EXERCISE AIM = Retype the whole listing verbatim and keep the pictures out of it.
* Start SUPPLIED MATERIAL *
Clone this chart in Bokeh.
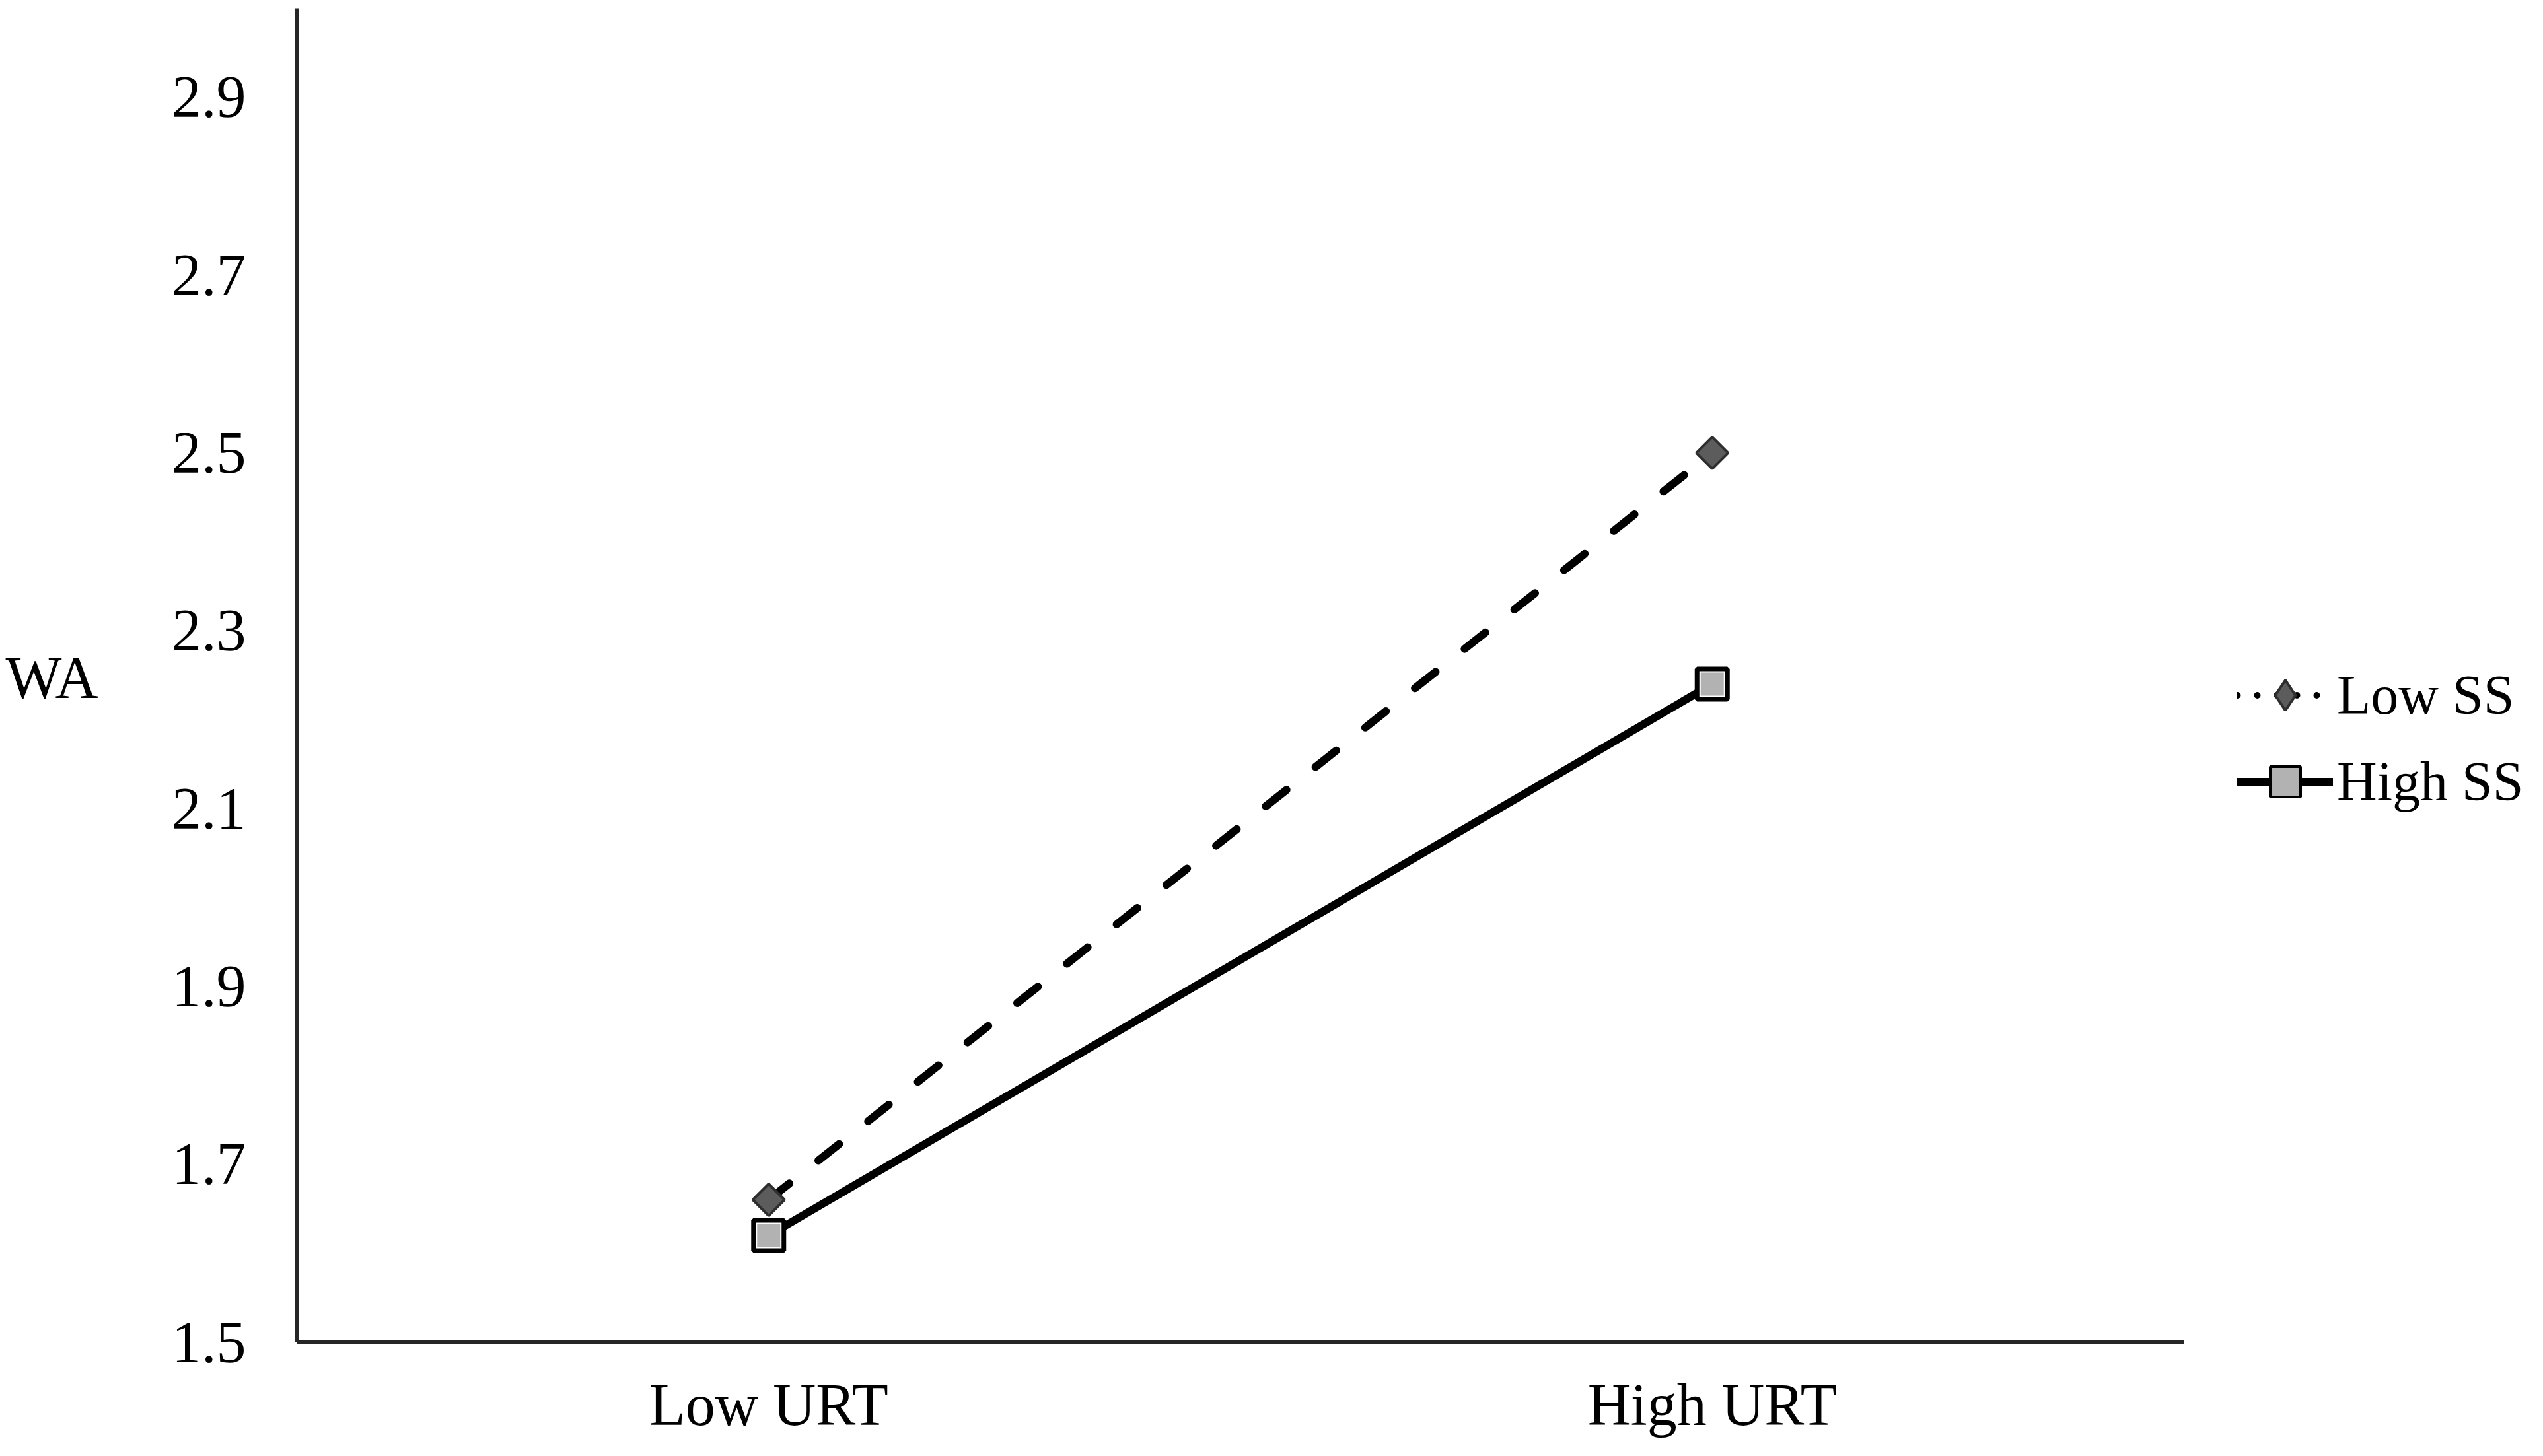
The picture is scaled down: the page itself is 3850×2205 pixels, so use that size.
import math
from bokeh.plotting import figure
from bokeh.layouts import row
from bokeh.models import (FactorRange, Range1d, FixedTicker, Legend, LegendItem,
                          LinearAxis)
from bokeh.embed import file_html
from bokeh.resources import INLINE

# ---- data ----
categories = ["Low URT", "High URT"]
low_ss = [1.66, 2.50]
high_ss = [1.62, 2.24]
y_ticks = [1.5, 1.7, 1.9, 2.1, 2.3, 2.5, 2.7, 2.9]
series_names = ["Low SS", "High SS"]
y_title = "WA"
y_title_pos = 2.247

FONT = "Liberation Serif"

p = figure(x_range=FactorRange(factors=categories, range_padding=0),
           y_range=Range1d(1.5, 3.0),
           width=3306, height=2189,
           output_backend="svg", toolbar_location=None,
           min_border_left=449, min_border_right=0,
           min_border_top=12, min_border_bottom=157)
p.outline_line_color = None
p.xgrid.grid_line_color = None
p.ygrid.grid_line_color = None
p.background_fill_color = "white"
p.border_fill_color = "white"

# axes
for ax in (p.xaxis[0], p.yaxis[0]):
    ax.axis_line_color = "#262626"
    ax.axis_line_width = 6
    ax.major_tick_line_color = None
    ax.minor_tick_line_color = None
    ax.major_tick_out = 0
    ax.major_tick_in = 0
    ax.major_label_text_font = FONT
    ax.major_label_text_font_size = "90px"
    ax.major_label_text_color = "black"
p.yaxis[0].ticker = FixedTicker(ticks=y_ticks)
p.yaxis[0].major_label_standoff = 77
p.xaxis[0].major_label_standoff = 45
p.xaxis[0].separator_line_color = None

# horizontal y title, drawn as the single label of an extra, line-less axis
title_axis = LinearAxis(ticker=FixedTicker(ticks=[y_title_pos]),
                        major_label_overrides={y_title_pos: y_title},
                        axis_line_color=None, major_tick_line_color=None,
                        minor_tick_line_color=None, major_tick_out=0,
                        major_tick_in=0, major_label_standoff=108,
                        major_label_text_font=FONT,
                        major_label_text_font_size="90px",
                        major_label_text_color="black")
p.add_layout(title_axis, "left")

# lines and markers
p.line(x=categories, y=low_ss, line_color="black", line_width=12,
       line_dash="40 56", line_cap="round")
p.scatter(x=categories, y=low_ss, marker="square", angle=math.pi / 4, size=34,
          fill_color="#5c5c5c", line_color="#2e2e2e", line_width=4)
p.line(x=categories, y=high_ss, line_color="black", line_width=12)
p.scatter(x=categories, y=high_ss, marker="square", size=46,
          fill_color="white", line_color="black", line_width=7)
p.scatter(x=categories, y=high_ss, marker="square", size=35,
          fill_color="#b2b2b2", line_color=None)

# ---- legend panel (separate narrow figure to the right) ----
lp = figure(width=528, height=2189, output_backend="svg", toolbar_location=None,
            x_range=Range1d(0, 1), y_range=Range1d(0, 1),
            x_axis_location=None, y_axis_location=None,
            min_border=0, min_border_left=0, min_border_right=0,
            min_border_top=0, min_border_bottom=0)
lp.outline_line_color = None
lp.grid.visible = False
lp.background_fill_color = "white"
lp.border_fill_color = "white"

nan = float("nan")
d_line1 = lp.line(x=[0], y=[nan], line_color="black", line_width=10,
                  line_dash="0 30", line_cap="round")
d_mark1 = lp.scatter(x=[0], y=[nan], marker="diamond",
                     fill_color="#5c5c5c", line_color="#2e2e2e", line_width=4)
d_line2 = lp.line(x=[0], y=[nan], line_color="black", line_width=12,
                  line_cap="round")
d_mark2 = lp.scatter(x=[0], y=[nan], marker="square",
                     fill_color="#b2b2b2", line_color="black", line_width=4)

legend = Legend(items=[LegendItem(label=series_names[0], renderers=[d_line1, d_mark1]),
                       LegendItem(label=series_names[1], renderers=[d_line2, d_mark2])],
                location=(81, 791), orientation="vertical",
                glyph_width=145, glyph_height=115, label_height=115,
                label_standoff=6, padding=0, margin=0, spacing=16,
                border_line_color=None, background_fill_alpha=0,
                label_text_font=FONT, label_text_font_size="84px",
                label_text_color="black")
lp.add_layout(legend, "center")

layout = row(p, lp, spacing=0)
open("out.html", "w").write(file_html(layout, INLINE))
* End SUPPLIED MATERIAL *
CORRECT RESPONSE =
Clone this chart in Bokeh.
The picture is scaled down: the page itself is 3850×2205 pixels, so use that size.
import math
from bokeh.plotting import figure
from bokeh.layouts import row
from bokeh.models import (FactorRange, Range1d, FixedTicker, Legend, LegendItem,
                          LinearAxis)
from bokeh.embed import file_html
from bokeh.resources import INLINE

# ---- data ----
categories = ["Low URT", "High URT"]
low_ss = [1.66, 2.50]
high_ss = [1.62, 2.24]
y_ticks = [1.5, 1.7, 1.9, 2.1, 2.3, 2.5, 2.7, 2.9]
series_names = ["Low SS", "High SS"]
y_title = "WA"
y_title_pos = 2.247

FONT = "Liberation Serif"

p = figure(x_range=FactorRange(factors=categories, range_padding=0),
           y_range=Range1d(1.5, 3.0),
           width=3306, height=2189,
           output_backend="svg", toolbar_location=None,
           min_border_left=449, min_border_right=0,
           min_border_top=12, min_border_bottom=157)
p.outline_line_color = None
p.xgrid.grid_line_color = None
p.ygrid.grid_line_color = None
p.background_fill_color = "white"
p.border_fill_color = "white"

# axes
for ax in (p.xaxis[0], p.yaxis[0]):
    ax.axis_line_color = "#262626"
    ax.axis_line_width = 6
    ax.major_tick_line_color = None
    ax.minor_tick_line_color = None
    ax.major_tick_out = 0
    ax.major_tick_in = 0
    ax.major_label_text_font = FONT
    ax.major_label_text_font_size = "90px"
    ax.major_label_text_color = "black"
p.yaxis[0].ticker = FixedTicker(ticks=y_ticks)
p.yaxis[0].major_label_standoff = 77
p.xaxis[0].major_label_standoff = 45
p.xaxis[0].separator_line_color = None

# horizontal y title, drawn as the single label of an extra, line-less axis
title_axis = LinearAxis(ticker=FixedTicker(ticks=[y_title_pos]),
                        major_label_overrides={y_title_pos: y_title},
                        axis_line_color=None, major_tick_line_color=None,
                        minor_tick_line_color=None, major_tick_out=0,
                        major_tick_in=0, major_label_standoff=108,
                        major_label_text_font=FONT,
                        major_label_text_font_size="90px",
                        major_label_text_color="black")
p.add_layout(title_axis, "left")

# lines and markers
p.line(x=categories, y=low_ss, line_color="black", line_width=12,
       line_dash="40 56", line_cap="round")
p.scatter(x=categories, y=low_ss, marker="square", angle=math.pi / 4, size=34,
          fill_color="#5c5c5c", line_color="#2e2e2e", line_width=4)
p.line(x=categories, y=high_ss, line_color="black", line_width=12)
p.scatter(x=categories, y=high_ss, marker="square", size=46,
          fill_color="white", line_color="black", line_width=7)
p.scatter(x=categories, y=high_ss, marker="square", size=35,
          fill_color="#b2b2b2", line_color=None)

# ---- legend panel (separate narrow figure to the right) ----
lp = figure(width=528, height=2189, output_backend="svg", toolbar_location=None,
            x_range=Range1d(0, 1), y_range=Range1d(0, 1),
            x_axis_location=None, y_axis_location=None,
            min_border=0, min_border_left=0, min_border_right=0,
            min_border_top=0, min_border_bottom=0)
lp.outline_line_color = None
lp.grid.visible = False
lp.background_fill_color = "white"
lp.border_fill_color = "white"

nan = float("nan")
d_line1 = lp.line(x=[0], y=[nan], line_color="black", line_width=10,
                  line_dash="0 30", line_cap="round")
d_mark1 = lp.scatter(x=[0], y=[nan], marker="diamond",
                     fill_color="#5c5c5c", line_color="#2e2e2e", line_width=4)
d_line2 = lp.line(x=[0], y=[nan], line_color="black", line_width=12,
                  line_cap="round")
d_mark2 = lp.scatter(x=[0], y=[nan], marker="square",
                     fill_color="#b2b2b2", line_color="black", line_width=4)

legend = Legend(items=[LegendItem(label=series_names[0], renderers=[d_line1, d_mark1]),
                       LegendItem(label=series_names[1], renderers=[d_line2, d_mark2])],
                location=(81, 791), orientation="vertical",
                glyph_width=145, glyph_height=115, label_height=115,
                label_standoff=6, padding=0, margin=0, spacing=16,
                border_line_color=None, background_fill_alpha=0,
                label_text_font=FONT, label_text_font_size="84px",
                label_text_color="black")
lp.add_layout(legend, "center")

layout = row(p, lp, spacing=0)
open("out.html", "w").write(file_html(layout, INLINE))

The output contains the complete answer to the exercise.